A warning message in Ukrainian, Russian and Polish languages is displayed on a smartphone screen and in the background. Pavlo Gonchar/SOPA Images via ZUMA Press Wire/TASS

A handful of hacker groups aligned with the Russian government have carried out hundreds of cyberattacks against Ukraine since Moscow invaded, U.S. tech giant Microsoft said in a report Wednesday.

It added that in "hybrid" warfare tactics, Russia often matches cyberattacks with military assaults on the battlefield.

"Starting just before the invasion, we have seen at least six separate Russia-aligned nation-state actors launch more than 237 operations against Ukraine," said Microsoft, which is working with Ukrainian cybersecurity experts and private companies to counter such attacks.

It said the cyber-warfare included "destructive attacks that are ongoing and threaten civilian welfare."

In the first week of the invasion, the report said Russian hackers attacked a major Ukrainian media broadcaster on "the same day the Russian military announced its intention to destroy Ukrainian 'disinformation' targets and directed a missile strike against a TV tower in Kyiv."

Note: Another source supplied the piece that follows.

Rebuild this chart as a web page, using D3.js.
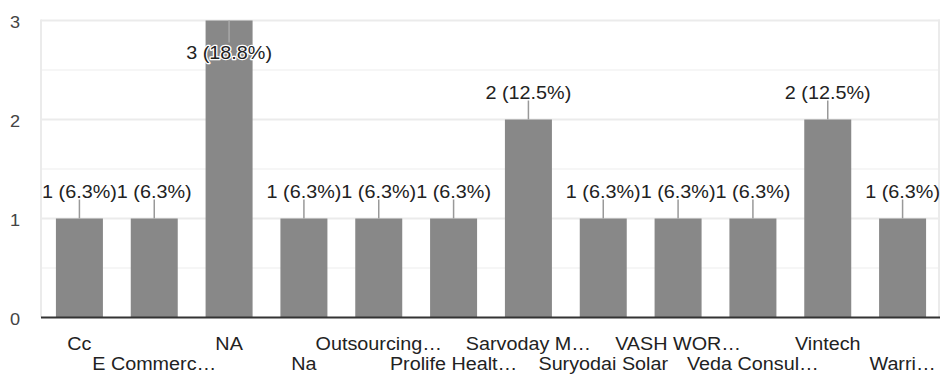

It said the aim of such coordinated attacks was to "disrupt or degrade Ukrainian government and military functions and undermine the public's trust in those same institutions."

Microsoft said it had tracked almost 40 destructive cyberattacks, aimed at hundreds of systems, a third of which had directly targeted Ukrainian government organizations at all levels, from the national to the local, while another 40 percent had gone after critical infrastructure.

Some of these were so-called "wiper attacks" which delete vital data in the hacked computer system.

The hackers used an array of techniques to gain access to the Ukrainian systems, such as "phishing, use of unpatched vulnerabilities and compromising upstream IT service providers."

"These actors often modify their malware with each deployment to evade detection," the report said, noting that the cyber-attackers had begun preparing their campaign as early as March 2021, almost a year before President Vladimir Putin ordered his troops to invade Ukraine.

"When Russian troops first started to move toward the border with Ukraine, we saw efforts to gain initial access to targets that could provide intelligence on Ukraine’s military and foreign partnerships," it said.

Microsoft noted it was "likely the attacks we've observed are only a fraction of activity targeting Ukraine."